Abstract

Graph contrastive learning (GCL) has demonstrated remarkable efficacy in graph representation learning. However, previous studies have overlooked the inherent conflict that arises when employing graph neural networks (GNNs) as encoders for node-level contrastive learning. This conflict pertains to the partial incongruity between the feature aggregation mechanism of graph neural networks and the embedding distinction characteristic of contrastive learning. Theoretically, to investigate the location and extent of the conflict, we analyze the participation of message-passing from the gradient perspective of InfoNCE loss. Different from contrastive learning in other domains, the conflict in GCL arises due to the presence of certain samples that contribute to both the gradients of positive and negative simultaneously under the manner of message passing, which are opposite optimization directions.

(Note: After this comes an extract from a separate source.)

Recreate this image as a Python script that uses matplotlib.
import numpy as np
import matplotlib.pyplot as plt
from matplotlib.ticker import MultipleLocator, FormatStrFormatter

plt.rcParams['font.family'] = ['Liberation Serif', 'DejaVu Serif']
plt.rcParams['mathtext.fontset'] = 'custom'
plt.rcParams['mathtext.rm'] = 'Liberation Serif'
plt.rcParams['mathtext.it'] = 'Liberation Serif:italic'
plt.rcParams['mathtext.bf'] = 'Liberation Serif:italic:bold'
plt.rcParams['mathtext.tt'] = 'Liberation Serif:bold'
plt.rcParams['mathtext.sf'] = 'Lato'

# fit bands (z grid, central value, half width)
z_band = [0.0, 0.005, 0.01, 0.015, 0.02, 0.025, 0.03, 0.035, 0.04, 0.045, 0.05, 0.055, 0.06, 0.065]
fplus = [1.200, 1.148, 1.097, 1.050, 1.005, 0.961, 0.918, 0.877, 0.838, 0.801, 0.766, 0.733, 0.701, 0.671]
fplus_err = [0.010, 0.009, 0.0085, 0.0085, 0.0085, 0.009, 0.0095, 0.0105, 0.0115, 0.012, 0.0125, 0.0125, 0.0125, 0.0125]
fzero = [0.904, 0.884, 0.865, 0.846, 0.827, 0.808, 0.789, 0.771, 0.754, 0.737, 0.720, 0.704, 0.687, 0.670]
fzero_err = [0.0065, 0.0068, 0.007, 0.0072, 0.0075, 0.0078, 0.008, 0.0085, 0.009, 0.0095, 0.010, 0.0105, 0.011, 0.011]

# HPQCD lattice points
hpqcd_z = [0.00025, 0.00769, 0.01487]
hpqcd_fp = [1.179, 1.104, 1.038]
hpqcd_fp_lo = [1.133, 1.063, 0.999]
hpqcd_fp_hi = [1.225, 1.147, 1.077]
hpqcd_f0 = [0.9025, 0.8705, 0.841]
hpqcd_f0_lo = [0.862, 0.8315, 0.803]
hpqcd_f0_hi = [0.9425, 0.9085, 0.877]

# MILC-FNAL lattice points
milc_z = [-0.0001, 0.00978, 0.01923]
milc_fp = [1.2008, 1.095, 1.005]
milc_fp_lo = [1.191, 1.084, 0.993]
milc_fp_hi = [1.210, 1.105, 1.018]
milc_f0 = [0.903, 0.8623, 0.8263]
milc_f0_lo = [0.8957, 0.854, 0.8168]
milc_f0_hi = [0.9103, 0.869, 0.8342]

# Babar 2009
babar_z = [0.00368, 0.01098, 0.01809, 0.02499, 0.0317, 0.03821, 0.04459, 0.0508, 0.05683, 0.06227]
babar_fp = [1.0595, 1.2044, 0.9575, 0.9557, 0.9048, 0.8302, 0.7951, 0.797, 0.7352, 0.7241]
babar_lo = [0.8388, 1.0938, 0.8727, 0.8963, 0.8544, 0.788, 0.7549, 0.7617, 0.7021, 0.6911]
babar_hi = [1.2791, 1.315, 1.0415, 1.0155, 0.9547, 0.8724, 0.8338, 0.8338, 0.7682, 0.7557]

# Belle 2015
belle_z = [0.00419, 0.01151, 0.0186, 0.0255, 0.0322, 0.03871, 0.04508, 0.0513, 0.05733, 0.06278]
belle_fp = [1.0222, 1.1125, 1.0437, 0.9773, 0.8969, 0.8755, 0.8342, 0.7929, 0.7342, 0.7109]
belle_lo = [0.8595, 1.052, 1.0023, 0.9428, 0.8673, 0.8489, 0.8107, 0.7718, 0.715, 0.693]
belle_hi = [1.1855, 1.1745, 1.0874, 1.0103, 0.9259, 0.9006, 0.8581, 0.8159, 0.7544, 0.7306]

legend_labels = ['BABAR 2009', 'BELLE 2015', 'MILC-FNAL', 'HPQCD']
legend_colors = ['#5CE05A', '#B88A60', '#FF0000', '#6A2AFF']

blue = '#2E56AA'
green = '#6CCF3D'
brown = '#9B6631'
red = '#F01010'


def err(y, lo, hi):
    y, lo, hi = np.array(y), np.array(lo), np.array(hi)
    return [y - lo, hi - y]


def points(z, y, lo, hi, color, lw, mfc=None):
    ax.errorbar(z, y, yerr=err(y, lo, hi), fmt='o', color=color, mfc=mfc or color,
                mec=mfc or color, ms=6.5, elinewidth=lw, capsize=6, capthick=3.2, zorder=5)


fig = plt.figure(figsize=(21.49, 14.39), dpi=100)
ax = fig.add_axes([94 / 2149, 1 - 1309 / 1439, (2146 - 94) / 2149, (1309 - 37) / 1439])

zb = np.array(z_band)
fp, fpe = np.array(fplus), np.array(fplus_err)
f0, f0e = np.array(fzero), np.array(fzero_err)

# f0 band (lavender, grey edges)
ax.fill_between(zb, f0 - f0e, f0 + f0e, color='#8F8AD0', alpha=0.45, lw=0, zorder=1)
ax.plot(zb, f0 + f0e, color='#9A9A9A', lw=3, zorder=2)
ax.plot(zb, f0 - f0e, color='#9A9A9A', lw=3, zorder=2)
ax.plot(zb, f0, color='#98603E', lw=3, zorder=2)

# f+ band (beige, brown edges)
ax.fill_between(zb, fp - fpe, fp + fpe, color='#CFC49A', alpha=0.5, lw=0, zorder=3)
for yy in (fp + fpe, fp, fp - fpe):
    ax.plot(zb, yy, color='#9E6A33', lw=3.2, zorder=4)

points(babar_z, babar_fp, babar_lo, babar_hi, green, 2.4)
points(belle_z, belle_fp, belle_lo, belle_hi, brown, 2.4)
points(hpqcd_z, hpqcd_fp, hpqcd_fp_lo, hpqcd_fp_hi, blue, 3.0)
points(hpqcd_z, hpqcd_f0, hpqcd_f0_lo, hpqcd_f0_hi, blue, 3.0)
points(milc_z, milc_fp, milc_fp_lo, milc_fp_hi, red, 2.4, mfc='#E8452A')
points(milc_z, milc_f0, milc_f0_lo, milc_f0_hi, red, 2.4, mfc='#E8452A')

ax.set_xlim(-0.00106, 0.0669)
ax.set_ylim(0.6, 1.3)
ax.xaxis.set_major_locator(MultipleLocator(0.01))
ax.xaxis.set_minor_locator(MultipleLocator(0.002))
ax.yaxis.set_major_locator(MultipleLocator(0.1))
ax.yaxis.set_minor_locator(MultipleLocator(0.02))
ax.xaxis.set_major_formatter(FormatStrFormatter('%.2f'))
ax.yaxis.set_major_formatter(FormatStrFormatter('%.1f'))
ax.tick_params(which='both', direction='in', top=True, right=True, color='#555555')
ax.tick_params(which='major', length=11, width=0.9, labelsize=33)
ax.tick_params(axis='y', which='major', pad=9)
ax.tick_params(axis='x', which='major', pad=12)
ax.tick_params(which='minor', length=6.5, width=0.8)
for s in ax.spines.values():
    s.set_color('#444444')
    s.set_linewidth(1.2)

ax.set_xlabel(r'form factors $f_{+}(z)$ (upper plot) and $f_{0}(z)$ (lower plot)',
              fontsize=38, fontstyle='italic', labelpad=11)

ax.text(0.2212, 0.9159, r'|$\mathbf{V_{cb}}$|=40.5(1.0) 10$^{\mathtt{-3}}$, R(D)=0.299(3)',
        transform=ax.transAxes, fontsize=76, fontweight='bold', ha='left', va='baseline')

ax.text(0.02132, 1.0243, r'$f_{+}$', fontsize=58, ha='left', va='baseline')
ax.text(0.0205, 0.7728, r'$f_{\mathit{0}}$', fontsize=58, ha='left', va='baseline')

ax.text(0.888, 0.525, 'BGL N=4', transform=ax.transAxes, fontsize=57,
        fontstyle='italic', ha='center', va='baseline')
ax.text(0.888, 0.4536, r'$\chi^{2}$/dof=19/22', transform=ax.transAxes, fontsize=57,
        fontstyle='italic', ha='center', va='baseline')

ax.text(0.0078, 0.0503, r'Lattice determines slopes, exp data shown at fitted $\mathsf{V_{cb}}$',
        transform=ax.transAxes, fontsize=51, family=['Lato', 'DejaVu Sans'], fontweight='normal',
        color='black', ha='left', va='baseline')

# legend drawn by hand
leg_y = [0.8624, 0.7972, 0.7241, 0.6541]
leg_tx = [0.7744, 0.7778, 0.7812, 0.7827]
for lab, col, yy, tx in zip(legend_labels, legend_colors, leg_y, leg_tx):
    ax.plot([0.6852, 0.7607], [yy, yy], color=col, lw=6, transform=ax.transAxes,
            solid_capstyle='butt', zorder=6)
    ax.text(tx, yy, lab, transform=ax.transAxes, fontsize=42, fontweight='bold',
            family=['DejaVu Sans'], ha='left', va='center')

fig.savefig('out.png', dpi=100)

To further address the conflict issue, we propose a practical framework called ReGCL, which utilizes theoretical findings of GCL gradients to effectively improve graph contrastive learning. Specifically, two gradient-based strategies are devised in terms of both message passing and loss function to mitigate the conflict. Firstly, a gradient-guided structure learning method is proposed in order to acquire a structure that is adapted to contrastive learning principles. Secondly, a gradient-weighted InfoNCE loss function is designed to reduce the impact of false negative samples with high probabilities, specifically from the standpoint of the graph encoder. Extensive experiments demonstrate the superiority of the proposed method in comparison to state-of-the-art baselines across various node classification benchmarks.